Dan Porter was the CEO of OMGPOP (the company that made Draw Something) when it sold to Zynga for nearly $US200 million in early 2012.
Last spring, he left Zynga and the New York City office full of former OMGPOP employees closed.
Now, Business Insider has learned he’s working on a mobile entertainment startup and he’s in talks to partner with star talent agent, Ari Emanuel.
The source we spoke with is “100% sure” of Porter’s entrepreneurial plans, although Porter declined to comment on the matter.
The source says no deal between Emanuel and Porter has been finalised, but Emanuel and other movie industry executives would be the likely founders of Porter’s project, not traditional venture capitalists. The startup is being held up, says the source, due to pending employment contracts that are expected to go through around September.
Porter and Emanuel apparently met at a party and the pair hit it off. The opportunity will allow Porter to “hobnob with A-listers and build stuff with a pretty able team,” says the source.
Porter has poached some of the youngest, most talented engineers from OMGPOP for his startup, including Ferose Babu and Will Chen.
Babu, Chen, and Emanuel have not responded to requests for comment.
The mobile entertainment company will run a lot like Betaworks, a company that creates other companies, says this person.
“People in the company will dream up and build prototypes of stuff, then they’ll launch it,” Business Insider was told. “The process will be to create something really fast, put it out there, and if it has any legs, the employees that were working on that particular product are going to spin it off into its own company.”
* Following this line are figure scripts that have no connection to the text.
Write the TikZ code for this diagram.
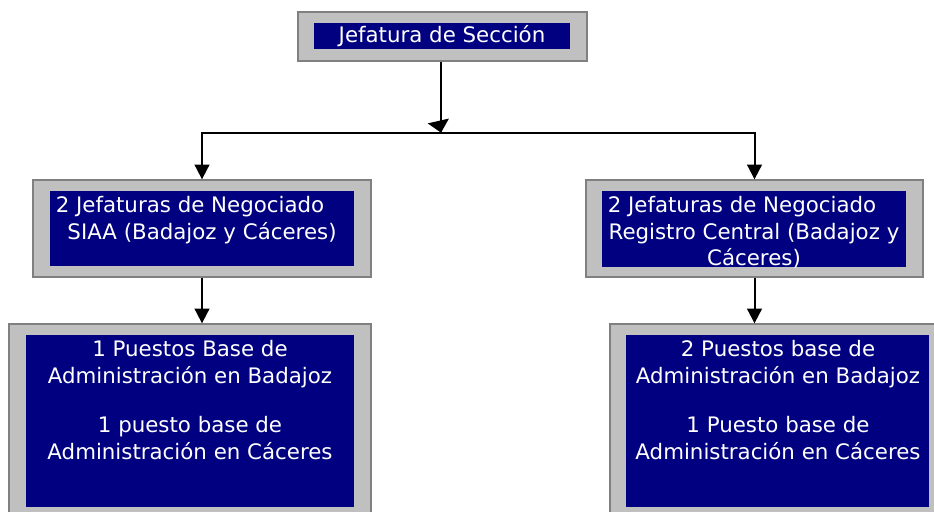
\documentclass[tikz,border=0pt]{standalone}
\usepackage{fontspec}
\setmainfont{DejaVu Sans}
\usetikzlibrary{arrows.meta,fit,calc}

\begin{document}
\begin{tikzpicture}[x=0.75pt,y=0.75pt,yscale=-1,xscale=1,
        marco/.style={draw={rgb, 255:red, 128; green, 128; blue, 128 }, fill={rgb, 255:red, 192; green, 192; blue, 192 }, line width=1pt, inner sep=0pt},
        panel/.style={fill={rgb, 255:red, 0; green, 0; blue, 128 }, inner sep=0pt},
        rotulo/.style={text=white, inner sep=0pt, align=center, font=\fontsize{16}{20}\selectfont},
        flecha/.style={line width=1.5pt, -{Triangle[width=11pt,length=11pt]}}]
        \useasboundingbox (0,0) rectangle (934,511);
        \clip (0,0) rectangle (934,511);

        % Jefatura de Seccion
        \node [marco, fit={(298,12) (587,61)}] (jefSec) {};
        \node [panel, fit={(314,23) (570,49)}] (jefSecIn) {};
        \node [rotulo, anchor=base] (jefSecTx) at (442,42) {Jefatura de Sección};

        % Negociado SIAA
        \node [marco, fit={(33,180) (371,277)}] (negSiaa) {};
        \node [panel, fit={(50,191) (354,266)}] (negSiaaIn) {};
        \node [rotulo, anchor=north] (negSiaaTx) at (202,196) {2 Jefaturas de Negociado\hspace*{18pt}\\SIAA (Badajoz y Cáceres)};

        % Negociado Registro Central
        \node [marco, fit={(586,180) (923,277)}] (negReg) {};
        \node [panel, fit={(602,191) (906,267)}] (negRegIn) {};
        \node [rotulo, anchor=north] (negRegTx) at (754,196) {2 Jefaturas de Negociado\hspace*{18pt}\\Registro Central (Badajoz y\\Cáceres)};

        % Puestos base
        \node [marco, fit={(9,324) (371,520)}] (ptoSiaa) {};
        \node [panel, fit={(26,335) (354,507)}] (ptoSiaaIn) {};
        \node [rotulo, anchor=north] (ptoSiaaTx) at (190,340) {1 Puestos Base de\\Administración en Badajoz\\[17pt]1 puesto base de\\Administración en Cáceres};

        \node [marco, fit={(610,324) (950,520)}] (ptoReg) {};
        \node [panel, fit={(626,335) (929,507)}] (ptoRegIn) {};
        \node [rotulo, anchor=north] (ptoRegTx) at (778,340) {2 Puestos base de\\Administración en Badajoz\\[17pt]1 Puesto base de\\Administración en Cáceres};

        % Conectores
        \coordinate (cruce) at ($(jefSec.south)+(-1.5,71)$);
        \draw [line width=1.5pt] (jefSec.south -| cruce) -- (cruce);
        \draw [line width=1.5pt, -{Triangle[width=16pt,length=9pt]}] ($(cruce)+(-2.5,-11)$) -- (cruce);
        \draw [flecha] (cruce) -| (negSiaa.north);
        \draw [flecha] (cruce) -| (negReg.north);
        \draw [flecha] (negSiaa.south) -- (negSiaa.south |- ptoSiaa.north);
        \draw [flecha] (negReg.south) -- (negReg.south |- ptoReg.north);

\end{tikzpicture}
\end{document}
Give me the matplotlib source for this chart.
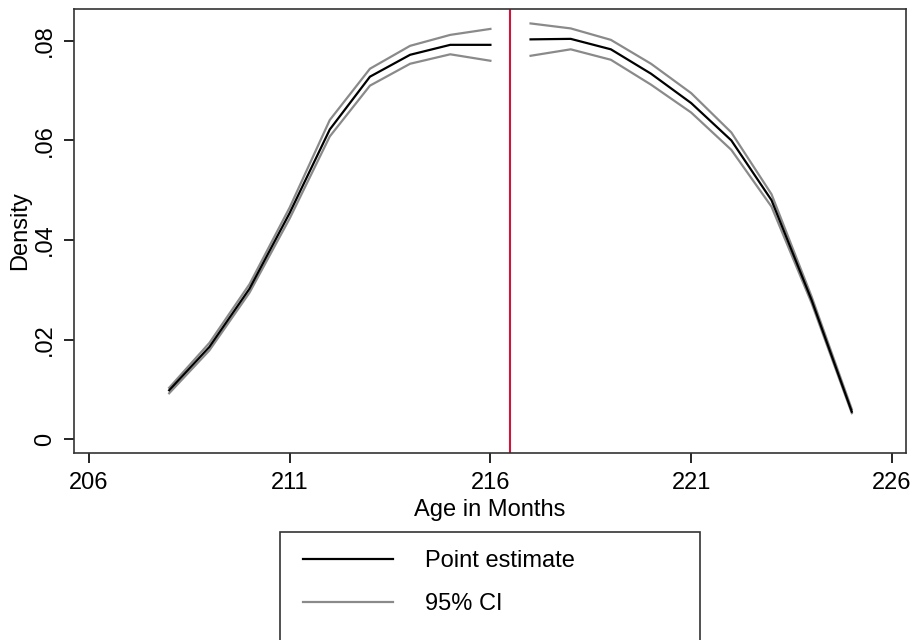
import matplotlib
matplotlib.use("Agg")
import matplotlib.pyplot as plt
from matplotlib.lines import Line2D
from matplotlib.patches import Rectangle

plt.rcParams['font.family'] = ['Liberation Sans', 'DejaVu Sans']

# data
age_left = [208, 209, 210, 211, 212, 213, 214, 215, 216]
est_left = [0.0098, 0.0185, 0.0302, 0.0454, 0.0622, 0.0728, 0.0772, 0.0792, 0.0792]
hi_left = [0.0103, 0.0193, 0.0311, 0.0465, 0.0641, 0.0744, 0.0790, 0.0812, 0.0824]
lo_left = [0.0092, 0.0178, 0.0294, 0.0443, 0.0608, 0.0710, 0.0754, 0.0773, 0.0760]

age_right = [217, 218, 219, 220, 221, 222, 223, 224, 225]
est_right = [0.0803, 0.0804, 0.0783, 0.0734, 0.0675, 0.0600, 0.0480, 0.0279, 0.0055]
hi_right = [0.0835, 0.0825, 0.0802, 0.0754, 0.0695, 0.0616, 0.0492, 0.0286, 0.0060]
lo_right = [0.0770, 0.0783, 0.0762, 0.0712, 0.0656, 0.0581, 0.0467, 0.0273, 0.0052]

cutoff = 216.5
xticks = [206, 211, 216, 221, 226]
yticks = [0, 0.02, 0.04, 0.06, 0.08]
ytick_labels = ['0', '.02', '.04', '.06', '.08']

fs = 17

fig = plt.figure(figsize=(9.11, 6.40), dpi=100)
ax = fig.add_axes([74 / 911, 1 - 453 / 640, 832 / 911, 444 / 640])

ci_color = '#8a8a8a'
for ages, est, hi, lo in [(age_left, est_left, hi_left, lo_left),
                          (age_right, est_right, hi_right, lo_right)]:
    ax.plot(ages, hi, color=ci_color, lw=1.6)
    ax.plot(ages, lo, color=ci_color, lw=1.6)
    ax.plot(ages, est, color='black', lw=1.6)

ax.axvline(cutoff, color='#d2143c', lw=1.5)

ax.set_xlim(205.63, 226.35)
ax.set_ylim(-0.0028, 0.0864)
ax.set_xticks(xticks)
ax.set_yticks(yticks)
ax.set_yticklabels(ytick_labels, rotation=90, va='center')
ax.tick_params(direction='out', length=7, width=1.2, labelsize=fs, colors='black')
ax.tick_params(axis='x', pad=7)
ax.tick_params(axis='y', pad=6)
for s in ax.spines.values():
    s.set_linewidth(1.2)
    s.set_color('#333333')

ax.set_xlabel('Age in Months', fontsize=fs, labelpad=3)
ax.set_ylabel('Density', fontsize=fs)
ax.yaxis.set_label_coords(-0.052, 0.5)

# legend box that runs off the bottom of the figure
fig.patches.append(Rectangle((280 / 911, -0.05), 420 / 911, 0.05 + (640 - 532) / 640,
                             transform=fig.transFigure, fill=False,
                             edgecolor='#333333', lw=1.2))
handles = [Line2D([], [], color='black', lw=1.6), Line2D([], [], color=ci_color, lw=1.6)]
fig.legend(handles, ['Point estimate', '95% CI'], loc='upper left',
           bbox_to_anchor=(303 / 911, 1 - 550 / 640), frameon=False, fontsize=fs,
           borderpad=0, borderaxespad=0, handlelength=3.8, handletextpad=1.36,
           labelspacing=0.9)

fig.savefig('out.png', dpi=100)
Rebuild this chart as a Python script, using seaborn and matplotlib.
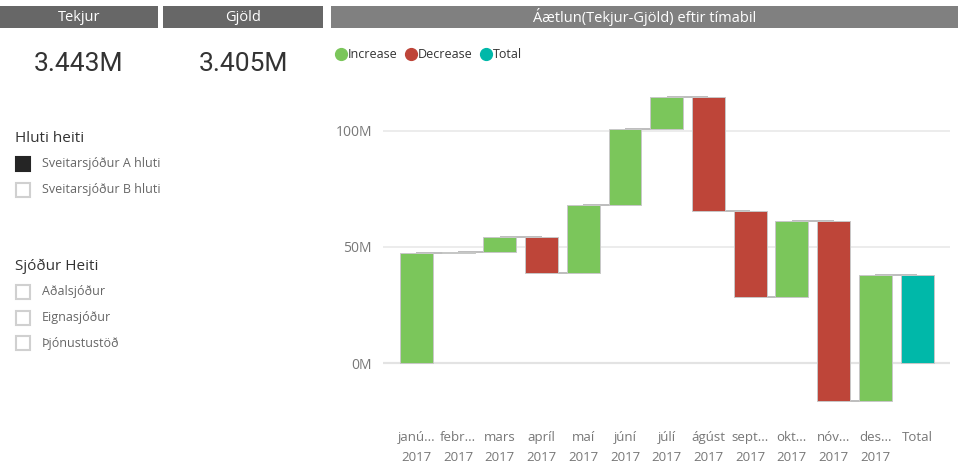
import matplotlib
matplotlib.use('Agg')
import matplotlib.pyplot as plt
from matplotlib.lines import Line2D
from matplotlib.patches import Rectangle
import numpy as np
import pandas as pd
import seaborn as sns

# data (values in millions)
months = ['janú...', 'febr...', 'mars', 'apríl', 'maí', 'júní', 'júlí',
          'ágúst', 'sept...', 'okt...', 'nóv...', 'des...']
year_label = '2017'
changes = [47.4, 0.4, 6.5, -15.4, 29.1, 32.5, 14.1, -49.0, -37.0, 32.7, -77.4, 54.2]
y_ticks = [0, 50, 100]

kpi_names = ['Tekjur', 'Gjöld']
kpi_values = ['3.443M', '3.405M']
hluti_items = ['Sveitarsjóður A hluti', 'Sveitarsjóður B hluti']
hluti_checked = [True, False]
sjodur_items = ['Aðalsjóður', 'Eignasjóður', 'Þjónustustöð']

chart_title = 'Áætlun(Tekjur-Gjöld) eftir tímabil'
legend_labels = ['Increase', 'Decrease', 'Total']
colors = {'Increase': '#7bc65b', 'Decrease': '#be4539', 'Total': '#00b8a9'}

sns.set_theme(style='white')
plt.rcParams['font.family'] = ['Open Sans', 'DejaVu Sans']

# waterfall table
cum = np.cumsum(changes)
prev = np.concatenate([[0], cum[:-1]])
df = pd.DataFrame({
    'label': [f'{m}\n{year_label}' for m in months] + ['Total'],
    'type': ['Increase' if c >= 0 else 'Decrease' for c in changes] + ['Total'],
    'height': list(np.abs(changes)) + [cum[-1]],
    'bottom': list(np.minimum(prev, cum)) + [0],
    'level': list(cum) + [cum[-1]],
})
order = list(df['label'])

W, H = 958, 472
fig = plt.figure(figsize=(W / 100, H / 100), dpi=100)
fig.patch.set_facecolor('white')


def fx(px):
    return px / W


def fy(py):
    return 1 - py / H


ax = fig.add_axes([fx(383), fy(421.5), fx(567), (421.5 - 72.4) / H])
bar_w = 0.79
for t in legend_labels:
    sub = df[df['type'] == t]
    sns.barplot(data=sub, x='label', y='height', order=order, bottom=sub['bottom'].values,
                color=colors[t], saturation=1, width=bar_w, edgecolor='#c8c8c8',
                linewidth=0.7, ax=ax, errorbar=None, zorder=2)

# connectors, drawn under the bars from centre to centre
lv = df['level'].values
ax.hlines(lv[:-1], np.arange(len(lv) - 1), np.arange(1, len(lv)),
          color='#b8b8b8', lw=1.3, zorder=1.5)

ax.set_ylim(-25, 125)
ax.set_xlim(-0.8, 12.79)
ax.set_yticks(y_ticks)
ax.set_yticklabels([f'{v}M' for v in y_ticks])
ax.grid(axis='y', color='#e9e9e9', lw=1.2)
ax.set_axisbelow(True)
ax.axhline(0, color='#c8c8c8', lw=1.5, zorder=0.5)
ax.set_xlabel('')
ax.set_ylabel('')
sns.despine(ax=ax, left=True, bottom=True)
ax.tick_params(axis='y', length=0, pad=8, labelsize=10, labelcolor='#777777')
ax.tick_params(axis='x', length=0, pad=6.5, labelsize=9.5, labelcolor='#777777')
for lab in ax.get_xticklabels():
    lab.set_linespacing(1.7)

# header bars
headers = [(0, 158, '#676767', kpi_names[0]), (163, 160, '#676767', kpi_names[1]),
           (331, 627, '#808080', chart_title)]
for x0, w, c, txt in headers:
    fig.add_artist(Rectangle((fx(x0), fy(28)), fx(w), 22 / H, transform=fig.transFigure,
                             facecolor=c, edgecolor='none'))
    fig.text(fx(x0 + w / 2), fy(17.5), txt, ha='center', va='center', color='white',
             fontsize=10.5)

# KPI cards
for cx, val in zip([79, 243], kpi_values):
    fig.text(fx(cx), fy(64), val, ha='center', va='center', color='#333333',
             fontsize=19, family=['Roboto', 'DejaVu Sans'])

# slicers
fig.text(fx(15), fy(138), 'Hluti heiti', ha='left', va='center', color='#333333', fontsize=11)
for i, (item, chk) in enumerate(zip(hluti_items, hluti_checked)):
    yc = 164 + i * 26
    fig.add_artist(Rectangle((fx(16), fy(yc + 7)), fx(14), 14 / H, transform=fig.transFigure,
                             facecolor='#252525' if chk else 'white',
                             edgecolor='#252525' if chk else '#d0d0d0', lw=1.5))
    fig.text(fx(42), fy(yc), item, ha='left', va='center', color='#666666', fontsize=9)

fig.text(fx(15), fy(266), 'Sjóður Heiti', ha='left', va='center', color='#333333', fontsize=11)
for i, item in enumerate(sjodur_items):
    yc = 292 + i * 25.5
    fig.add_artist(Rectangle((fx(16), fy(yc + 7)), fx(14), 14 / H, transform=fig.transFigure,
                             facecolor='white', edgecolor='#d0d0d0', lw=1.5))
    fig.text(fx(42), fy(yc), item, ha='left', va='center', color='#666666', fontsize=9)

# legend
handles = [Line2D([], [], marker='o', ls='', markersize=8.5, markerfacecolor=colors[t],
                  markeredgecolor=colors[t], label=t) for t in legend_labels]
fig.legend(handles=handles, loc='center left', bbox_to_anchor=(fx(335), fy(55)), ncol=3,
           frameon=False, handletextpad=0.05, columnspacing=0.55, handlelength=1.0,
           fontsize=9, labelcolor='#333333', borderaxespad=0, borderpad=0)

fig.savefig('out.png', dpi=100)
All of this ties into recent news about OMGPOP employees wanting to re-acquire their former domain, omgpop.com from Zynga. Omgpop.com generates roughly 2 million monthly uniques and could generate a few million dollars in advertising revenue if properly maintained. As the reports go, OMGPOP executives asked for it back and were willing to pay for it, but Zynga gave them the runaround.
While Porter hasn’t been named as one of the people who wanted to buy it back from Zynga, Business Insider has reviewed written online conversations where Porter seemed to be the brains behind the operation.
The source says Porter wanted to own the domain to send traffic to his new startup.
“Dan wanted to use the highly engaged audience of 2 million from OMGPOP to get the kids to download the new apps he’s creating to create an immediate feeling of a hit,” this person says.
Porter disputes the allegation.
“The goal was to keep it alive,” Porter says. “If we had gotten it back, it wouldn’t redirect to anyone’s new business. If Zynga called and said I could have it for free I’d say no. I’m not interested in running it.”
As for his next venture, Porter merely states:
“I’m excited about returning to my entrepreneurial roots and doing stuff in the future.”